WHY ETHICAL ELEGANCE?
ETHICAL FASHION IS SOMETHING NEAR AND DEAR TO MY HEART...
I've always been environmentally conscious.
In high school I started a club called "Green Geeks" where we'd eat vegan treats and watch environmental documentaries till the cows(priacy) came home.
The next few years in school, I spent my time in the library combing through records of sustainable initiatives in the modern economy, trying to find a way to blend my love for business with environmental policy.
To me, sustainable fashion is the answer to many of our environmental concerns when it comes to both legislation and economic prosperity as well. I created my tag #EthicalElegance to promote the idea that sustainability doesn't have to mean separating yourself from the world, or living in a hut without electricity or (God forbid) your iPhone. It can be something woven into the fabric of our lives (literally), even in the high-fashion life of the modern professional woman.
WHAT IS SUSTAINABLE FASHION?
In a commencement speech for Riverkeeper, fashion tycoon Eileen Fisher was quoted saying that “The clothing industry is the second largest polluter in the world ... second only to oil”
Other impacts include the toxic chemicals and dyes applied to the clothing, as well as the environmental impact of the fabrics themselves-- and even the way these raw materials are manufactured. Then on top of this, water usage to treat the clothing, where that water goes afterwards and the ecosystems it affects as well. There’s a humanitarian component to the movement, as sweatshops and forced labor become facts of life for garment makers in developing countries.
Just dealing with the fast fashion model market we’ve popularized today, estimates are that “2 million tonnes of consumer clothing waste is generated in the UK a year” according to a 2008 article from the magazine Ecologist-- and I’m sure that rate has been skyrocketing since then.
Such a dramatic statement might seem outrageous to the most of us, I mean, how much damage can a bunch of t-shirts do next to smokestacks and dirty coal? But her assessment is absolutely accurate. But with production-punk movements like upcycling, zero waste design, or reclaimed to wear, eco designers are giving recycling a real edge.
Social media has sped consumer habits considerably in the past few years, and superstores like Zara and Forever21 are hallmarks of the new see now buy now throw-away culture. Slow fashion is a sustainable movement aimed at halting these shortsighted habits, lowering the unnecessary waste of a generation.

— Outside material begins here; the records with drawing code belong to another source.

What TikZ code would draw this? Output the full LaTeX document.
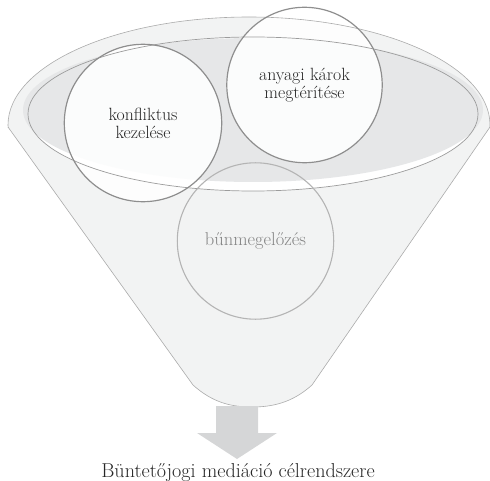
\documentclass[tikz,border=0pt]{standalone}
\definecolor{bodyfill}{HTML}{F2F3F3}
\definecolor{rimgray}{HTML}{E6E7E8}
\definecolor{bodyline}{HTML}{ABABAB}
\definecolor{innerline}{HTML}{9C9C9C}
\definecolor{ringline}{HTML}{8E8E8E}
\definecolor{ringlight}{HTML}{B4B4B4}
\definecolor{arrowgray}{HTML}{D5D6D7}
\definecolor{txtdark}{HTML}{262626}
\definecolor{txtlight}{HTML}{858585}
\tikzset{
  bubblefill/.style={circle, fill=white, fill opacity=0.88, inner sep=0pt, minimum size=#1},
  bubbleline/.style={circle, draw=ringline, line width=1.2pt, text=txtdark, align=center,
    inner sep=0pt, minimum size=#1, font=\fontsize{17.8}{18}\selectfont},
  thinline/.style={draw=bodyline, line width=0.6pt},
  rimline/.style={draw=innerline, line width=0.7pt},
}
\begin{document}
\begin{tikzpicture}[x=1bp,y=-1bp]
\useasboundingbox (0,0) rectangle (490,481);
% funnel body
\fill[bodyfill] (8,127) -- (193,385) .. controls (213,403) and (232,407) .. (252,407)
  .. controls (272,407) and (292,403) .. (312,385) -- (490,127) -- cycle;
\begin{scope}
  \clip (0,0) rectangle (490,127.3);
  \fill[bodyfill] (249,125) ellipse [x radius=241, y radius=108];
\end{scope}
% rim interior
\fill[white] (253,114) ellipse [x radius=225, y radius=77];
\fill[rimgray] (253,110) ellipse [x radius=230, y radius=72];
% circle fills
\node[bubblefill=158] (c1) at (143,123) {};
\node[bubblefill=156] (c2) at (304.5,85) {};
% funnel outlines
\draw[thinline, line join=round] (8,127) -- (193,385) .. controls (213,403) and (232,407) .. (252,407)
  .. controls (272,407) and (292,403) .. (312,385) -- (490,127);
\begin{scope}
  \clip (0,0) rectangle (490,127.3);
  \draw[thinline] (249,125) ellipse [x radius=241, y radius=108];
\end{scope}
\draw[rimline] (253,114) ellipse [x radius=225, y radius=77];
% circles with text
\node[bubbleline=158] (t1) at (c1) {konfliktus\\kezelése};
\node[bubbleline=156] (t2) at (c2) {anyagi károk\\megtérítése};
\node[circle, draw=ringlight, line width=1.1pt, inner sep=0pt, minimum size=157,
  text=txtlight, font=\fontsize{18.6}{19}\selectfont] (c3) at (255.5,241) {bűnmegelőzés};
% arrow
\fill[arrowgray] (216,406) -- (258,406) -- (258,433) -- (277,433) -- (237,459)
  -- (197,433) -- (216,433) -- cycle;
\node[anchor=base, text=txtdark, inner sep=0pt, font=\fontsize{20.2}{22}\selectfont] (title)
  at (238,477) {Büntetőjogi mediáció célrendszere};
\end{tikzpicture}
\end{document}
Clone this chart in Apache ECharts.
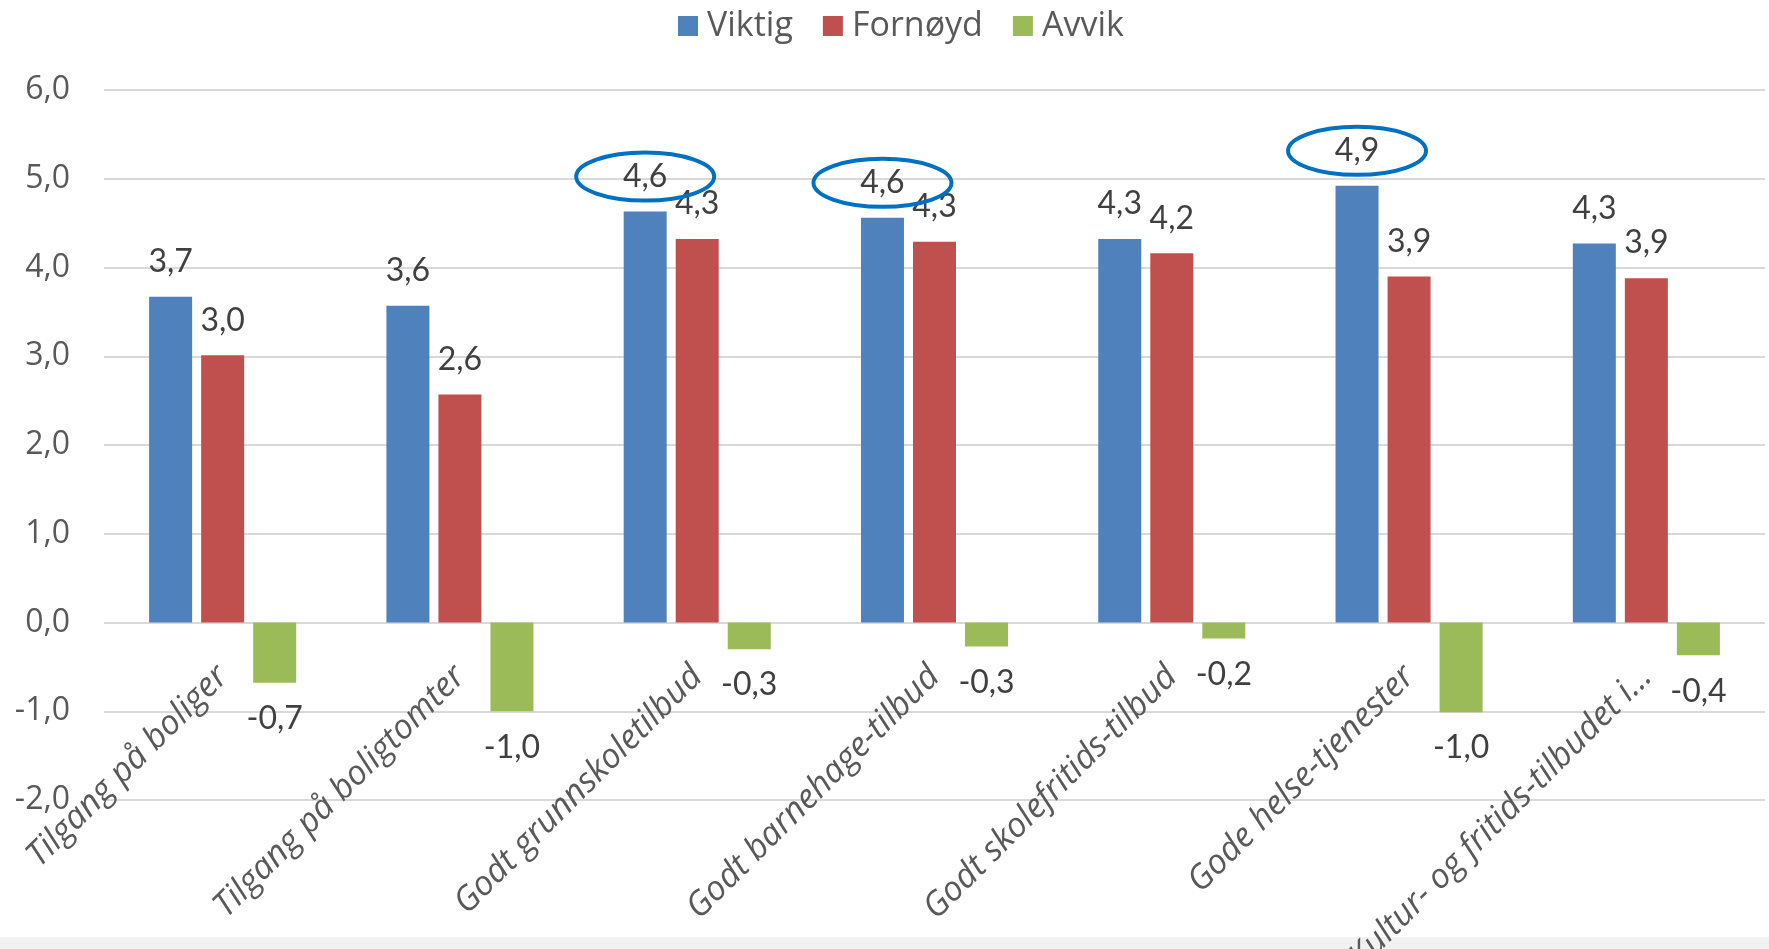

The horrors of the enslaved workforce is hidden to most modern day consumers, but producers are becoming privy to the demand for fair trade labor, granting ethical wages to the people they employ. This mainly affects young women from third world or developing countries, “who work at the bottom of the international garment workforce.” This quote from Ecologist in 2008 continues to say that a main goal of ethical fashion is to “prevent exploitation” of the world’s most vulnerable citizens.
One buzzed about fabric on the environmental market is bamboo, desired for its “luxuriously soft feel and flowing drape” according to Ed Mass in his 2009 article from the newsletter “Natural Life”. Bamboo is also easy to grow and has a low water intake and cost.
Cotton, with its high intake in chemical pesticides as well as high water intake is a prime candidate for reform. The push for organic cotton farming, as stated by Maria Goldbach in her article “Coordinating Sustainable Cotton Chains for the mass market” as “an integrated farming approach without pesticides and one that respects the soil’s natural regeneration cycles.” She goes on to imply that this has positive effects both for the environment and for the health and financial security of the farmers involved.
A NEW INDUSTRIAL REVOLUTION
Eric Hesphendie drew an important conclusion in his 2010 article Accounting for Sustainability Performance. He said “[SUSTAINABILITY] CAN HELP IMPROVE OPERATIONS… ENHANCE TRANSPARENCY.. HEIGHTEN COMPETITIVENESS, AND ULTIMATELY BOOST THE COMPANY’S BOTTOM LINE."
This concept will be increasingly important in order to forward the principle of environmental transition within a competitive market economy, giving businesses more than altruism as a motive to uproot their company.
What can you do?
Find empowerment within your choice. Once you stop looking at the free market as the big boogeyman that is out to destroy the world, and instead look at it like an experiment of choice, you’ll find you hold a lot more power in what the world around you looks like than you think. Reward companies that have a system you believe in by buying and sharing their goods, and punish those who won’t comply by denying your business.
The power of substitutes is incredible, and the only reason that one of the biggest and wealthiest fast-fashion stores in the world (H&M) now has an environmentally conscious collection is because you demanded it.